DBI::dbSendQuery(con, "CREATE SCHEMA IF NOT EXISTS GIS")

We will also need to create an empty table to hold our features:

create_query <- "
CREATE TABLE GIS.OSM_BUILDINGS_A_FREE_1 (
  OSM_ID VARCHAR PRIMARY KEY,
  CODE INTEGER,
  FCLASS VARCHAR,
  NAME VARCHAR,
  TYPE VARCHAR,
  GEOMETRY GEOGRAPHY
)
"

DBI::dbSendQuery(con, create_query)

We then import our shapefile as follows:

buildings <-st_read("data-raw/osm/gis_osm_buildings_a_free_1.shp")

We know the geometry column is called geometry since this is the value of the the sf_column attribute:

attr(buildings, 'sf_column')
[1] "geometry"

Now we simply convert to data.table, and replace the geometry column with the well-known binary representation:

buildings[, geometry := st_as_binary(geometry, hex = TRUE, pureR = FALSE)]

On my machine with with i7-950H (12) processor, this took 9.7 seconds. This object is about 1.3GB in-memory and contains nearly 1.5 million features, so this is pretty quick. In my first attempt at this, I tried to extract well-known text (WKT), as opposed to binary, using st_as_text, and this same step took around 20 minutes!!

All we need to do now is upper-case the column names to match our target schema, and we can then load our table directly:

setNames(buildings, colnames(buildings), toupper(colnames(buildings)))

When attempting to load the data in one go I received a memory allocation error. I didn’t look into this in much detail, and simply decided to load the data in chunks.

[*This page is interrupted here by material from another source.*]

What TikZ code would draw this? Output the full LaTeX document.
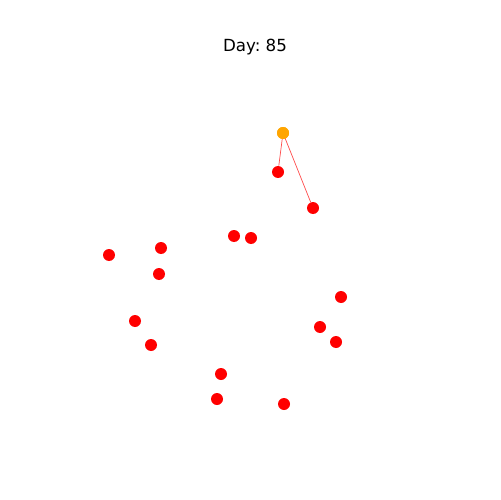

To do this:

lo <- seq(1, nrow(buildings), 10000)
hi <- c(lo[-1] - 1, nrow(buildings))

for (i in 1:length(lo)) {
  DBI::dbAppendTable(
    con,
    DBI::Id(schema = "GIS", table = "OSM_BUILDINGS_A_FREE_1"), 
    buildings[lo[i]:hi[i],]
  )
}

This took 11 minutes for me overall. We had 146 lots of 10000, and the Snowflake logs suggest that each of these took about 2 seconds. So, about 6 minutes was spend loading data, with the balance, around 5 minutes, being spent transferring the data over the wire. Overall, I’m pretty happy with this from a performance perspective, and it would be easy enough to turn what we showed here into something a bit more generic. Either way, until such time as a Snowflake driver is added to GDAL, this will do fine.